# RMS/Peak matrix

In this notebook we will design and use filters to extract specific audio information from a piece of music.

In [None]:
%matplotlib inline
%pylab inline
import matplotlib.pyplot as plt
import numpy as np
import IPython
from IPython.display import Image
import scipy.signal as sp
from scipy.io import wavfile

gray();

Let's load an audio clip; we assume PCM mono format with 16 bits per sample. Change the code accordingly for other formats. Audio is normalized over the $[-1, 1]$ interval.

In [None]:
SF, s = wavfile.read('beethoven.wav')
# normalize amplitude
s = s / 32767.0

IPython.display.Audio(s, rate=SF)

Helper function to return rounded dB values.
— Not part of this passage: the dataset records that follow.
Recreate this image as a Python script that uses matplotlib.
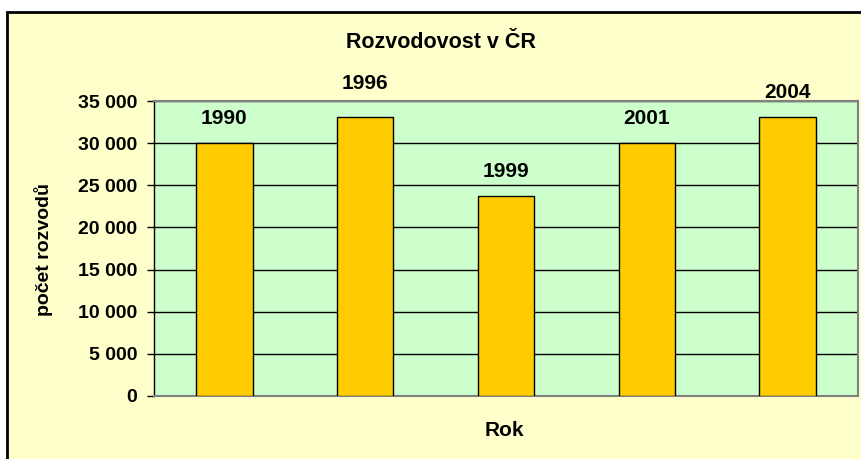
import matplotlib
matplotlib.use("Agg")
import matplotlib.pyplot as plt
from matplotlib.patches import Rectangle
from matplotlib.ticker import FuncFormatter, MultipleLocator

plt.rcParams["font.family"] = ["Liberation Sans", "DejaVu Sans"]
plt.rcParams["font.weight"] = "bold"

years = ["1990", "1996", "1999", "2001", "2004"]
divorces = [30000, 33100, 23700, 30000, 33100]

# label offsets above bars in points (1996 label was nudged up in the original)
label_offset = {"1996": 20}

fig = plt.figure(figsize=(8.62, 4.59), dpi=100, facecolor="white")
# chart area with black border
fig.patches.append(Rectangle((7 / 862, -0.01), 1.0, 1 - 12 / 459 + 0.01,
                             transform=fig.transFigure, facecolor="#FFFFCC",
                             edgecolor="black", linewidth=2, zorder=0))

ax = fig.add_axes([154 / 862, 1 - 396 / 459, 704 / 862, 295 / 459])
ax.set_zorder(2)
ax.set_facecolor("#CCFFCC")

x = range(len(years))
bars = ax.bar(x, divorces, width=0.4, color="#FFCC00", edgecolor="black",
              linewidth=1, zorder=3)
for xi, v, lab in zip(x, divorces, years):
    ax.annotate(lab, (xi, v), xytext=(0, label_offset.get(lab, 13.5)),
                textcoords="offset points", ha="center", va="baseline",
                fontsize=15, fontweight="bold")

ax.set_xlim(-0.5, len(years) - 0.5)
ax.set_ylim(0, 35000)
ax.yaxis.set_major_locator(MultipleLocator(5000))
ax.yaxis.set_major_formatter(FuncFormatter(lambda v, p: f"{int(v):,}".replace(",", " ")))
ax.set_xticks([])
ax.grid(axis="y", color="black", linewidth=1, zorder=1)
ax.set_axisbelow(True)
ax.tick_params(axis="y", length=5, width=1, pad=7, labelsize=14)
for lbl in ax.get_yticklabels():
    lbl.set_fontweight("bold")

for s in ["top", "right", "bottom"]:
    ax.spines[s].set_color("#808080")
    ax.spines[s].set_linewidth(1.5)
ax.spines["left"].set_color("black")
ax.spines["left"].set_linewidth(1)

fig.text(441 / 862, 1 - 42 / 459, "Rozvodovost v ČR", ha="center", va="center",
         fontsize=15.5, fontweight="bold")
fig.text(504 / 862, 1 - 431 / 459, "Rok", ha="center", va="center",
         fontsize=15, fontweight="bold")
fig.text(44 / 862, 1 - 250 / 459, "počet rozvodů", ha="center", va="center",
         rotation=90, fontsize=14, fontweight="bold")

fig.savefig("out.png", dpi=100)
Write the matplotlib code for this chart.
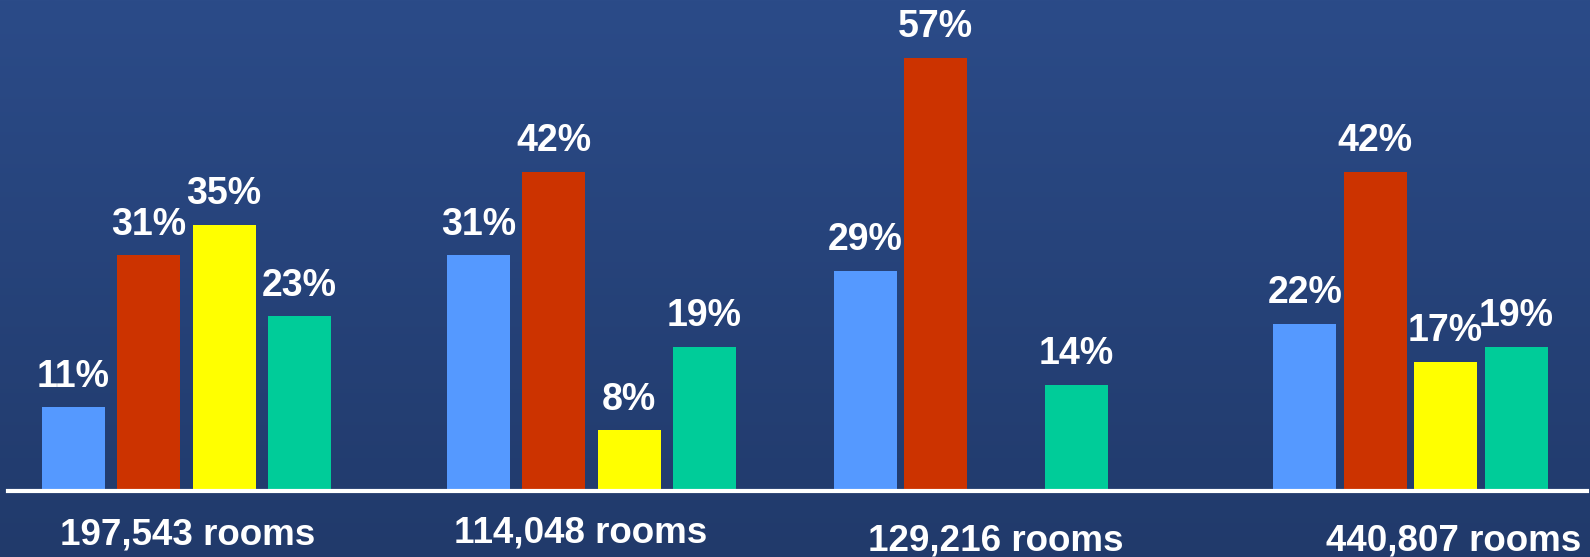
import numpy as np
import matplotlib
matplotlib.use("Agg")
import matplotlib.pyplot as plt
from matplotlib.colors import LinearSegmentedColormap

# Room totals for each property group
groups = ["197,543 rooms", "114,048 rooms", "129,216 rooms", "440,807 rooms"]

# Share (%) of each segment within a group
series_blue = [11, 31, 29, 22]
series_red = [31, 42, 57, 42]
series_yellow = [35, 8, 0, 17]
series_green = [23, 19, 14, 19]

series = [series_blue, series_red, series_yellow, series_green]
colors = ["#5599FF", "#CC3300", "#FFFF00", "#00CC99"]

# Layout: group centres, bar spacing per group and label nudges
group_pos = [0.0, 1.0, 1.937, 3.022]
bar_step = [0.186, 0.186, 0.174, 0.174]
bar_width = 0.156
room_label_dx = [0.004, -0.028, 0.062, 0.106]
room_label_dy = [-3.0, -1.0, -7.0, -7.0]

W, H, DPI = 1590, 557, 100
fig = plt.figure(figsize=(W / DPI, H / DPI), dpi=DPI)

# Vertical blue gradient background
bg = fig.add_axes([0, 0, 1, 1], zorder=0)
cmap = LinearSegmentedColormap.from_list("bg", ["#2B4B88", "#213A6B"])
grad = np.linspace(0, 1, 256).reshape(-1, 1)
bg.imshow(grad, aspect="auto", cmap=cmap, extent=[0, 1, 0, 1], origin="upper")
bg.set_axis_off()

base_px = 491
ax = fig.add_axes([8 / W, (H - base_px) / H, 1579 / W, base_px / H], zorder=1)
ax.patch.set_alpha(0)
ax.set_xlim(-0.4407, 3.458)
ax.set_ylim(0, 64.6)
ax.set_axis_off()

font = dict(family=["Liberation Sans", "DejaVu Sans"], weight="bold", color="white")

n = len(series)
for si, (vals, col) in enumerate(zip(series, colors)):
    for gi, v in enumerate(vals):
        if v <= 0:
            continue
        x = group_pos[gi] + (si - (n - 1) / 2) * bar_step[gi]
        ax.bar(x, v, width=bar_width, color=col, zorder=2, linewidth=0)
        ax.annotate(f"{v}%", xy=(x, v), xytext=(0, 22), textcoords="offset points",
                    ha="center", va="center", fontsize=27, **font)

# White baseline
ax.axhline(0, xmin=0, xmax=1, color="white", linewidth=3, zorder=3, clip_on=False)

for gi, name in enumerate(groups):
    ax.annotate(name, xy=(group_pos[gi] + room_label_dx[gi], 0),
                xytext=(0, -29 + room_label_dy[gi]), textcoords="offset points",
                ha="center", va="center", fontsize=26.5, annotation_clip=False, **font)

fig.savefig("out.png", dpi=DPI)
Max reference value is 1 because of audio normalization

In [None]:
def idB(val):
    if val == 0:
        return 120
    return int(-20 * np.log10(val))

The following parameters define the granularity of the analysis:

In [None]:
WIN_LEN_MS = 40 # length of the analysis window in milliseconds
WIN_OVERLAP = 0 # window overlap (percentage between 0 and 1)

Let's analyze the audio:

In [None]:
# convert ms to samples
win_len = int((WIN_LEN_MS * SF) / 1000.0)
win_ovr = int(win_len * WIN_OVERLAP)

# initialize matrix
res = np.zeros((121, 121))

# scan audio
for n in xrange(0, len(s) - win_len, win_len - win_ovr):
    w = s[n:n+win_len] 
    pm = idB(max(w))
    rms = idB(np.sqrt(np.mean(np.square(w))))
    res[pm, rms] += 1

In [None]:
# normalize matrix range so that max is black and min is white
m = np.max(res)
res = 1 - res / m

In [None]:
plt.matshow(res); 
plt.gca().invert_xaxis()
plt.plot([0,120], [0, 120], linewidth=0.2)
plt.plot([10,120], [0, 110], linewidth=0.2)
plt.plot([0,110], [10, 120], linewidth=0.2)